Those few seconds:
Stuttering has never been easy for me. It’s been such a challenge to try and figure out how to say what I wanted. As a kid, I would go into a social situation, thinking “this is gonna be brutal – everyone is either:
- gonna think I’m weird, or
- will think I’m not making sense, and
- won’t get what I’m trying to say.”
Also, at least for me, it’s the few seconds before you stutter where the panic sets in. You’re like “oh no, here it comes”.
I know I’m very clever – proving it is harder:
I think I’m very clever – if only you could hear the soliloquies I am rhyming off in my head. I have good insights – I did sociology in school, and love to talk about how the world works, why people do what they do, and reflect on situations.
However, my insights on the world often get lost to people when I try to voice them – because of my stutter. Just after those few seconds where I feel a block in my vocal cords coming on, my beautiful phrase comes out in pieces, and not all together, so it’s hard for people to understand.
But I really do have good insights – and those soliloquies in my head are fantastic. If only I could transfer them to others – if only I could press a button and play a recording of the voice in my head for people, so they can hear it clearly.
I’m also a jokey person. I love humour and sharing puns and riddles. In this regard, all I want is for people to laugh when they are supposed to – because it means that they understand my joke.
But delivering the punchline isn’t easy when, after those few seconds where you feel a stutter coming, you have to repeat the first syllable 7 times, or get s t uck on the sounds and the word comes out broken and not coherent.
So – we’ve established. My thoughts often come out in an un-clear way.
Feeling like the odd one out:
I went to speech therapy throughout my teenage years. I even did a few end-of-term speeches, and had excellent speech-language pathologists, like Kara, Lina and Caroline.
However, despite the positive support from adult figures and good friends growing up – some of whom pretended that they couldn’t come to an end-of-term speech, then lovingly surprised me by all showing up, and even making a movie about it and my journey – still, I’ve always kind of felt like I am the odd one out.
I feel less confident, less put-together and less cool; those long seconds where everyone is staring at me and I’m repeating a letter – after my “oh no” moment – makes me feel out of place in the social setting.
Sometimes – not all the time, but sometimes – I feel people shift, from “I’m genuinely interested in this conversation and think this person’s cool!” to “I’m nodding my head respectfully because it’s the right thing to do.” And this is what can make me feel out of place.
I felt this a lot more as a kid and in high school – where hallways were buzzing with five billion options of who to talk to and people were passing by left and right, yet someone was standing still, trying to make out what I was saying because I stuttered on the last word of what was supposed to be a quick conversation; the longer I was there, the more I felt their attention and interest slip.
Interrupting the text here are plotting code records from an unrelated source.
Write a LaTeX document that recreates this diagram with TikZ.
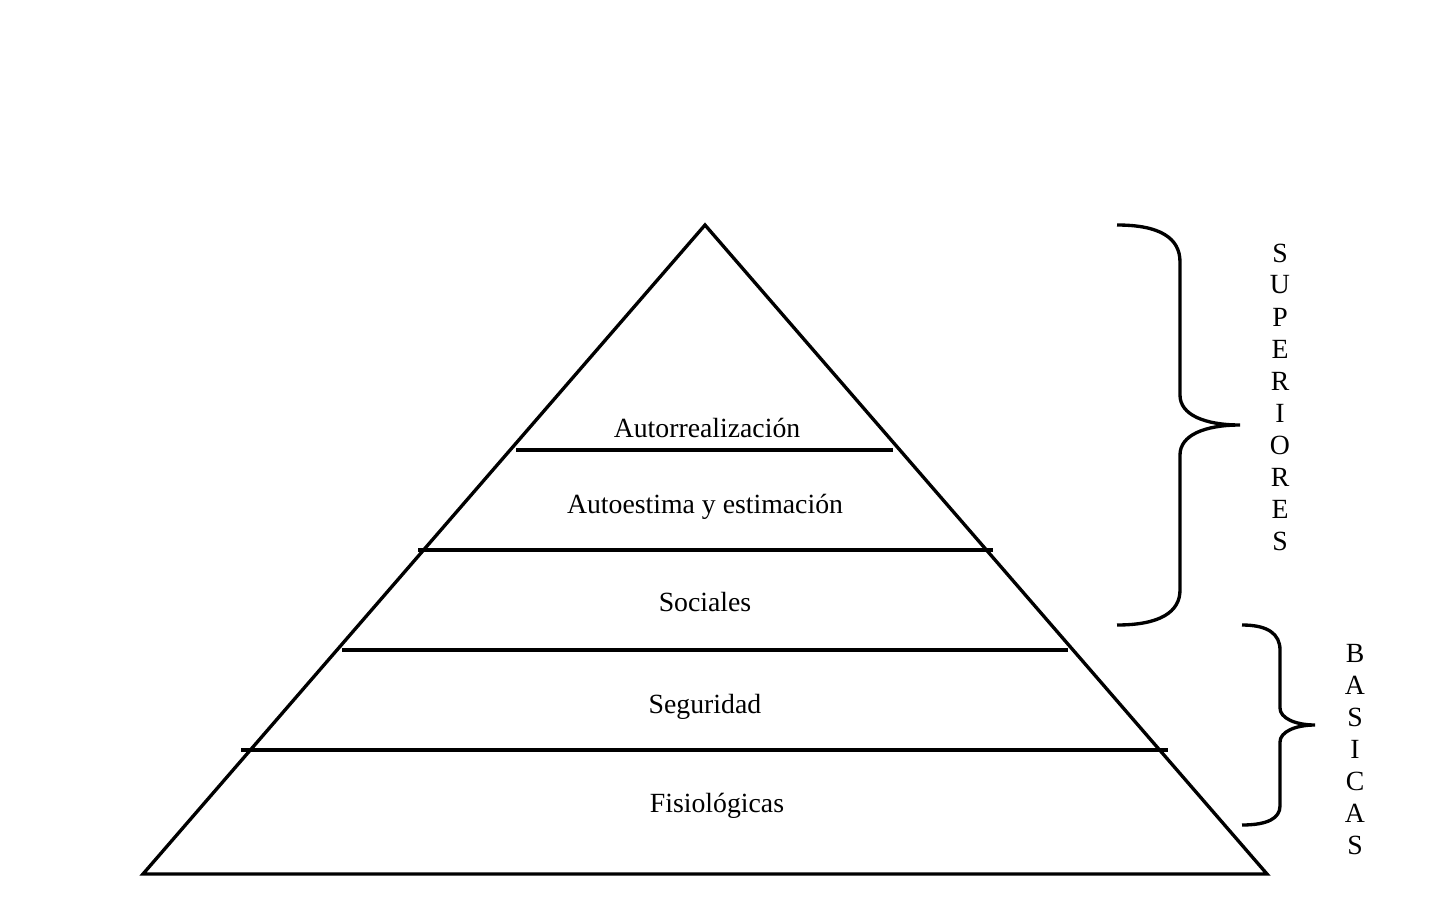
\documentclass[tikz,border=0pt]{standalone}
\usepackage{fontspec}
\setmainfont{Liberation Serif}
\usepackage{tikz}
\usetikzlibrary{positioning,calc}

\tikzset{
  level/.style={font=\fontsize{15.8}{19}\selectfont, anchor=base},
  letra/.style={font=\fontsize{15.8}{19}\selectfont, anchor=center, inner sep=0pt},
  trazo/.style={line width=1.9pt, line join=miter}
}

\begin{document}
\begin{tikzpicture}[x=0.02cm, y=-0.02cm]
  \useasboundingbox (0,0) rectangle (1444,909);

  % Pyramid outline
  \coordinate (apex) at (705,225);
  \coordinate (baseL) at (143,874);
  \coordinate (baseR) at (1267,874);
  \draw[trazo] (baseL) -- (apex) -- (baseR) -- cycle;

  % Level separators
  \foreach \y/\a/\b in {450/516/893, 550/418/993, 650/342/1068, 750/241/1168} {
    \draw[trazo] (\a,\y) -- (\b,\y);
  }

  % Level labels
  \node[level] (autorr) at (707,437) {Autorrealización};
  \node[level] (autoest) at (705,513) {Autoestima y estimación};
  \node[level] (soc) at (705,611) {Sociales};
  \node[level] (seg) at (705,713) {Seguridad};
  \node[level] (fis) at (717,812) {Fisiológicas};

  % Brace for upper needs
  \draw[trazo] (1117,225) .. controls (1160,225) and (1180,238) .. (1180,262)
    -- (1180,395) .. controls (1180,415) and (1205,425) .. (1240,425)
    .. controls (1205,425) and (1180,435) .. (1180,455)
    -- (1180,590) .. controls (1180,612) and (1160,625) .. (1117,625);

  % Brace for basic needs
  \draw[trazo] (1242,625) .. controls (1268,625) and (1280,634) .. (1280,650)
    -- (1280,708) .. controls (1280,718) and (1295,725) .. (1315,725)
    .. controls (1295,725) and (1280,732) .. (1280,742)
    -- (1280,806) .. controls (1280,818) and (1268,825) .. (1242,825);

  % Vertical words
  \foreach \l [count=\i from 0] in {S,U,P,E,R,I,O,R,E,S} {
    \node[letra] (sup\i) at (1280,{253+32*\i}) {\l};
  }
  \foreach \l [count=\i from 0] in {B,A,S,I,C,A,S} {
    \node[letra] (bas\i) at (1355,{653+32*\i}) {\l};
  }
\end{tikzpicture}
\end{document}
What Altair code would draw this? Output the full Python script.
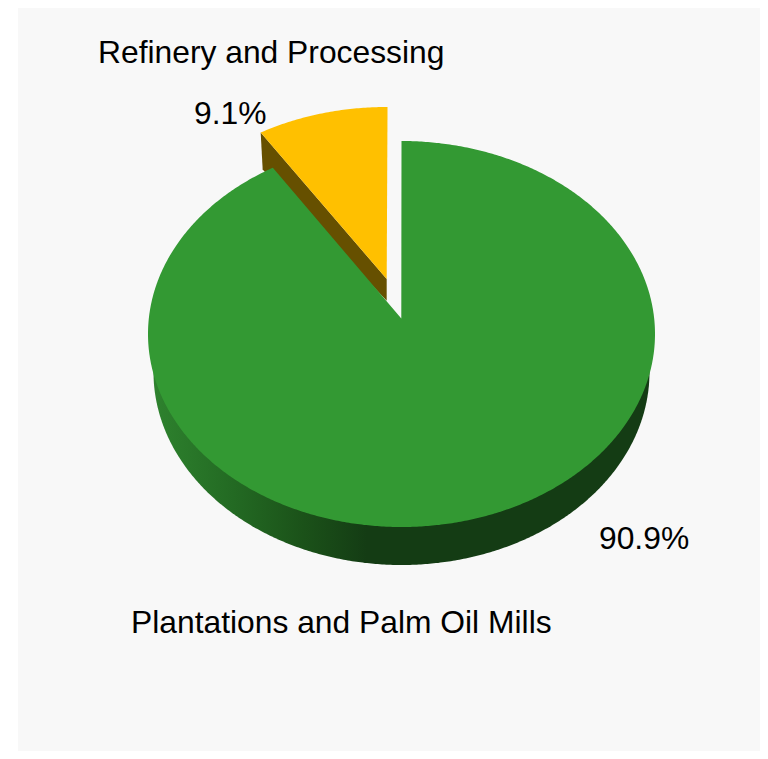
import numpy as np
import pandas as pd
import altair as alt

# --- chart values -----------------------------------------------------------
segments = ["Refinery and Processing", "Plantations and Palm Oil Mills"]
shares = [9.1, 90.9]
share_labels = ["9.1%", "90.9%"]

# --- layout (page pixels) ---------------------------------------------------
W, H = 752, 743
OX, OY = 8, 8
CX, CY, RX, RY = 401.5, 334.0, 253.5, 193.0


def to_df(points):
    xs, ys = zip(*points)
    return pd.DataFrame({"x": xs, "y": ys, "i": range(len(xs))})


def rim(a0, a1, cx=CX, cy=CY, rx=RX, ry=RY):
    t = np.radians(np.arange(a0, a1 + 0.25, 0.5))
    return list(zip(cx + rx * np.sin(t), cy - ry * np.cos(t)))


x_scale = alt.Scale(domain=[OX, OX + W], range=[0, W], nice=False, zero=False)
y_scale = alt.Scale(domain=[OY, OY + H], range=[0, H], nice=False, zero=False)


def shape(points, fill):
    return (
        alt.Chart(to_df(points))
        .mark_line(fill=fill, strokeWidth=0, interpolate="linear")
        .encode(
            x=alt.X("x:Q", scale=x_scale, axis=None),
            y=alt.Y("y:Q", scale=y_scale, axis=None),
            order=alt.Order("i:Q"),
        )
    )


small_sweep = shares[0] / sum(shares) * 360

# Green slice: foreshortened cut edge of the tilted disc
green_edge = small_sweep * 0.937
green_top = [(401.3, 318.5)] + rim(0, 360 - green_edge)

# Yellow slice, pulled out of the pie
yellow_sweep = small_sweep * 0.91
YCX, YCY = CX - 14.8, CY - 34.0
yellow_rim = rim(-yellow_sweep, 0, cx=YCX, cy=YCY)
yellow_apex = (YCX, 279.0)
yellow_top = [yellow_apex] + yellow_rim
yellow_wall = [
    yellow_apex,
    yellow_rim[0],
    (yellow_rim[0][0] + 2, yellow_rim[0][1] + 37),
    (YCX, 300.7),
]

# Green rim below the top face
green_side = rim(75, 285, cy=372.0, rx=248.0)

side_fill = alt.Gradient(
    gradient="linear",
    x1=0, x2=1, y1=0, y2=0,
    stops=[
        alt.GradientStop(offset=0.0, color="#2e822e"),
        alt.GradientStop(offset=0.16, color="#236a23"),
        alt.GradientStop(offset=0.3, color="#1b5219"),
        alt.GradientStop(offset=0.43, color="#143c14"),
        alt.GradientStop(offset=1.0, color="#143c14"),
    ],
)

panel = alt.Chart(pd.DataFrame({"a": [0]})).mark_rect(color="#f8f8f8").encode(
    x=alt.value(18 - OX), x2=alt.value(W), y=alt.value(0), y2=alt.value(H)
)


def label(text, px, py):
    return alt.Chart(pd.DataFrame({"t": [text]})).mark_text(
        font="Liberation Sans", fontSize=31.8, color="#000000",
        align="left", baseline="middle",
    ).encode(x=alt.value(px - OX), y=alt.value(py - OY), text="t:N")


chart = alt.layer(
    panel,
    shape(yellow_wall, "#665000"),
    shape(yellow_top, "#ffc000"),
    shape(green_side, side_fill),
    shape(green_top, "#339933"),
    label(segments[0], 98, 53),
    label(share_labels[0], 194, 114),
    label(share_labels[1], 599, 539),
    label(segments[1], 131, 623),
).properties(
    width=W, height=H, padding=0, autosize=alt.AutoSizeParams(type="none"),
    background="#ffffff",
).configure_view(stroke=None)

chart.save("out.html", embed_options={"renderer": "svg", "actions": False})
Then came (still comes) the head nod and non-descript “yeah, totally”, and off they go into the sea of people.
Stopping to listen is the socially acceptable thing to do, but doesn’t always make me feel like I am valued in the same way as other peers, if the genuineness and engagement isn’t there to accompany it.
My first Canadian Stuttering Association conference:
In November 2024 I went to my first stuttering conference with the Canadian Stuttering Association and Association bégaiement communication, in Montreal, Quebec.
I can’t explain just how nice it was to walk into a room and not feel that sense of isolation with my speech.
On the contrary – here, at the “Our Voices Matter” conference, when I started talking and my stutter came out, I felt accepted and like I was part of the community.
I am looking forward to going back next year and am glad I found this community to feel part of and socialize in a comfortable setting. What was so interesting to me, was the variety of stutters – I didn’t realize it, but everyone stutters differently! Some people block for longer, some people whisper out words – it’s incredible! I didn’t realize this.
There were many workshops, including some networking and get-to-know-you workshops as well as a workshop on singing (because you don’t stutter when you sing!!).
I’m looking forward to moving forward with this community and continuing to get to know folks in it.
Thank you for making my experience with my speech all-the-more-meaningful; I have been told “you aren’t alone” in terms of my stutter, but I don’t think I really, truly, realized it until I went back to my hostel on Sunday night after the conference, sat down, and told myself that.